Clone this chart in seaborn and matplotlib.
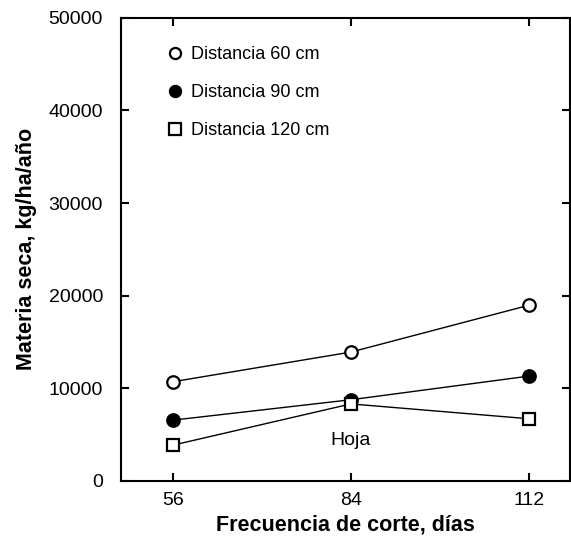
import numpy as np
import pandas as pd
import matplotlib
matplotlib.use("Agg")
import matplotlib.pyplot as plt
import seaborn as sns
from matplotlib.lines import Line2D

# Data (leaf dry matter, kg/ha/year)
frecuencia = [56, 84, 112]
dist_60 = [10700, 13900, 18950]
dist_90 = [6550, 8750, 11300]
dist_120 = [3850, 8300, 6700]
series_names = ["Distancia 60 cm", "Distancia 90 cm", "Distancia 120 cm"]

df = pd.DataFrame({
    "frecuencia": frecuencia * 3,
    "materia": dist_60 + dist_90 + dist_120,
    "serie": np.repeat(series_names, len(frecuencia)),
})

sns.set_style("ticks", {"text.color": "black", "axes.labelcolor": "black",
                        "xtick.color": "black", "ytick.color": "black",
                        "axes.edgecolor": "black"})
plt.rcParams["font.family"] = ["Liberation Sans", "DejaVu Sans"]

fig = plt.figure(figsize=(5.71, 5.42), dpi=100)
ax = fig.add_axes([0.212, 0.113, 0.786, 0.854])

markers = {"Distancia 60 cm": "o", "Distancia 90 cm": "o", "Distancia 120 cm": "s"}
palette = {n: "black" for n in series_names}

sns.lineplot(data=df, x="frecuencia", y="materia", hue="serie", style="serie",
             markers=markers, dashes=False, palette=palette, linewidth=1,
             markersize=9, ax=ax, legend=False)

# marker faces: open, filled, open
faces = ["white", "black", "white"]
for line, fc in zip(ax.get_lines(), faces):
    line.set_markerfacecolor(fc)
    line.set_markeredgecolor("black")
    line.set_markeredgewidth(1.6)

# legend handles
handles = [Line2D([], [], ls="none", marker=markers[n], mfc=fc, mec="black",
                  mew=1.6, ms=8) for n, fc in zip(series_names, faces)]
ax.legend(handles, series_names, loc="upper left", bbox_to_anchor=(0.085, 0.954),
          frameon=False, fontsize=13, handletextpad=0.35, labelspacing=1.15,
          handlelength=1.0, borderaxespad=0)

ax.text(84, 4300, "Hoja", ha="center", va="center", fontsize=14)

ax.set_xlim(47.8, 118.5)
ax.set_ylim(0, 50000)
ax.set_xticks(frecuencia)
ax.set_yticks(np.arange(0, 50001, 10000))
ax.tick_params(direction="in", length=6, width=1.5, labelsize=14,
               top=True, right=True)
ax.tick_params(axis="y", pad=13)
ax.tick_params(axis="x", pad=8)
for s in ax.spines.values():
    s.set_linewidth(1.5)

ax.set_xlabel("Frecuencia de corte, días", fontsize=15.5, fontweight="bold", labelpad=4)
ax.set_ylabel("Materia seca, kg/ha/año", fontsize=15.5, fontweight="bold", labelpad=8)

fig.savefig("out.png", dpi=100)
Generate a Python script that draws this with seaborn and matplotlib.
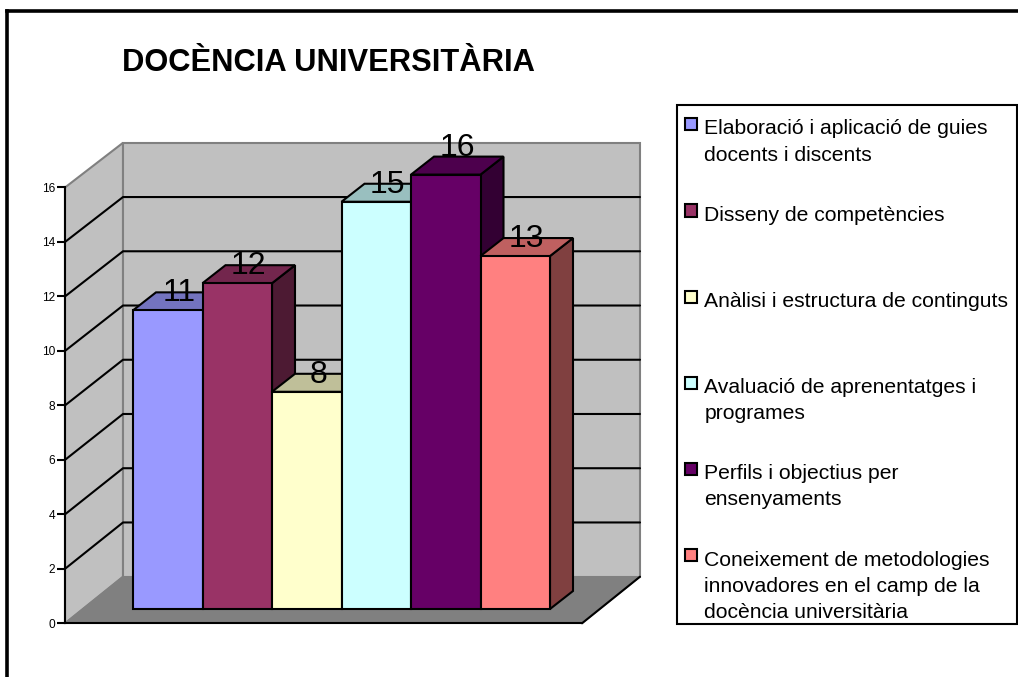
import numpy as np
import pandas as pd
import seaborn as sns
import matplotlib
matplotlib.use("Agg")
import matplotlib.pyplot as plt
from matplotlib.patches import Polygon, Rectangle
from matplotlib.lines import Line2D
from matplotlib.legend_handler import HandlerPatch

title = "DOCÈNCIA UNIVERSITÀRIA"
categories = [
    "Elaboració i aplicació de guies\ndocents i discents",
    "Disseny de competències",
    "Anàlisi i estructura de continguts",
    "Avaluació de aprenentatges i\nprogrames",
    "Perfils i objectius per\nensenyaments",
    "Coneixement de metodologies\ninnovadores en el camp de la\ndocència universitària",
]
values = [11, 12, 8, 15, 16, 13]
colors = ["#9999FF", "#993366", "#FFFFCC", "#CCFFFF", "#660066", "#FF8080"]
yticks = [0, 2, 4, 6, 8, 10, 12, 14, 16]

W, H = 1018, 677
sns.set_theme(style="white")
plt.rcParams["font.family"] = ["Liberation Sans", "DejaVu Sans"]
fig = plt.figure(figsize=(W / 100, H / 100), dpi=100, facecolor="white")


def px_axes(x0, x1, y_bottom, y_top, **kw):
    return fig.add_axes([x0 / W, 1 - y_bottom / H, (x1 - x0) / W, (y_bottom - y_top) / H], **kw)


LW = 1.5
# ---- walls and floor
ax_w = px_axes(65, 582, 623.3, 187.5, facecolor="none", zorder=1)
ax_w.set_xlim(0, 517)
ax_w.set_ylim(0, 16)
unit = (623.3 - 187.5) / 16
depth_x = 58.0


def depth_y(v):
    return (46.6 - 1.9 * v / 16) / unit


wall = dict(facecolor="#C0C0C0", edgecolor="#808080", lw=LW, clip_on=False, zorder=1)
ax_w.add_patch(Polygon([(0, 0), (depth_x, depth_y(0)), (depth_x, 16 + depth_y(16)), (0, 16)], **wall))
ax_w.add_patch(Polygon([(depth_x, depth_y(0)), (depth_x + 517, depth_y(0)),
                        (depth_x + 517, 16 + depth_y(16)), (depth_x, 16 + depth_y(16))], **wall))
ax_w.add_patch(Polygon([(0, 0), (517, 0), (517 + depth_x, depth_y(0)), (depth_x, depth_y(0))],
                       facecolor="#808080", edgecolor="#808080", lw=1, clip_on=False, zorder=2))
ax_w.plot([517, 517 + depth_x], [0, depth_y(0)], color="black", lw=LW, clip_on=False, zorder=3)
for v in yticks[1:-1]:
    b = v + depth_y(v)
    ax_w.plot([0, depth_x, depth_x + 517], [v, b, b], color="black", lw=LW, clip_on=False, zorder=3)
ax_w.set_xticks([])
ax_w.set_yticks(yticks)
ax_w.tick_params(axis="y", left=True, length=6, width=LW, color="black", labelsize=8.6, pad=1, labelcolor="black")
for s in ["top", "right"]:
    ax_w.spines[s].set_visible(False)
for s in ["left", "bottom"]:
    ax_w.spines[s].set_color("black")
    ax_w.spines[s].set_linewidth(LW)
    ax_w.spines[s].set_zorder(5)

# ---- bars
ax = px_axes(133, 550, 609, 609 - 16 * 27.15, facecolor="none", zorder=2)
df = pd.DataFrame({"cat": categories, "val": values})
sns.barplot(data=df, x="cat", y="val", hue="cat", palette=colors, width=1.0, dodge=False,
            legend=False, edgecolor="black", linewidth=LW, saturation=1, ax=ax)
ax.set_xlim(-0.5, 5.5)
ax.set_ylim(0, 16)
ax.set_axis_off()

bar_w_px = (550 - 133) / 6
dx = 23 / bar_w_px
dy = 18 / 27.15


def shade(c, f):
    r, g, b = matplotlib.colors.to_rgb(c)
    return (r * f, g * f, b * f)


for i, (bar, v, c) in enumerate(zip(ax.patches, values, colors)):
    x0, x1 = bar.get_x(), bar.get_x() + bar.get_width()
    edge = dict(edgecolor="black", lw=LW, clip_on=False, joinstyle="miter")
    ax.add_patch(Polygon([(x1, 0), (x1 + dx, dy), (x1 + dx, v + dy), (x1, v)],
                         facecolor=shade(c, 0.5), zorder=10 + 3 * i, **edge))
    ax.add_patch(Polygon([(x0, v), (x0 + dx, v + dy), (x1 + dx, v + dy), (x1, v)],
                         facecolor=shade(c, 0.75), zorder=11 + 3 * i, **edge))
    bar.set_zorder(12 + 3 * i)
    bar.set_clip_on(False)
    # the label of the tallest bar sits a little higher than the others
    lift = 0.36 if v == max(values) else 0.0
    ax.text((x0 + x1) / 2 + dx / 2, v + dy + lift - 0.03, str(v), ha="center", va="center",
            fontsize=23, color="black", zorder=50, clip_on=False)

# ---- title
fig.text(122 / W, 1 - 71 / H, title, fontsize=22.2, fontweight="bold", color="black", ha="left", va="baseline")

# ---- outer frame (runs off the right and bottom edges)
frame = dict(color="black", lw=2.6, transform=fig.transFigure, solid_capstyle="projecting")
fig.add_artist(Line2D([6.5 / W, 6.5 / W], [0, 1 - 10.5 / H], **frame))
fig.add_artist(Line2D([6.5 / W, 1], [1 - 10.5 / H, 1 - 10.5 / H], **frame))

# ---- legend box
fig.add_artist(Rectangle((677 / W, 1 - 624 / H), 340 / W, 519 / H, transform=fig.transFigure,
                         facecolor="white", edgecolor="black", lw=LW, zorder=1))


# ---- legend: every label takes three lines, marker sits on the first line
def first_line_marker(legend, orig_handle, xdescent, ydescent, width, height, fontsize):
    return Rectangle((-xdescent, -ydescent + 23.2), 8.8, 8.8)


handles = [Rectangle((0, 0), 1, 1, facecolor=c, edgecolor="black", lw=LW) for c in colors]
labels = [c + "\n" * (2 - c.count("\n")) for c in categories]
leg = fig.legend(handles, labels, loc="upper left", bbox_to_anchor=(685 / W, 1 - 119.5 / H),
                 bbox_transform=fig.transFigure, borderaxespad=0, borderpad=0, frameon=False,
                 fontsize=15.2, labelspacing=0.716, handlelength=0.57, handletextpad=0.34,
                 handler_map={Rectangle: HandlerPatch(patch_func=first_line_marker)})
leg.set_zorder(2)
for t in leg.get_texts():
    t.set_linespacing(1.47)
    t.set_color("black")

fig.savefig("out.png", dpi=100, facecolor="white")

************

# Exercise directions
Copy each line above that contains the string "chart".

# Written solution
Clone this chart in seaborn and matplotlib.

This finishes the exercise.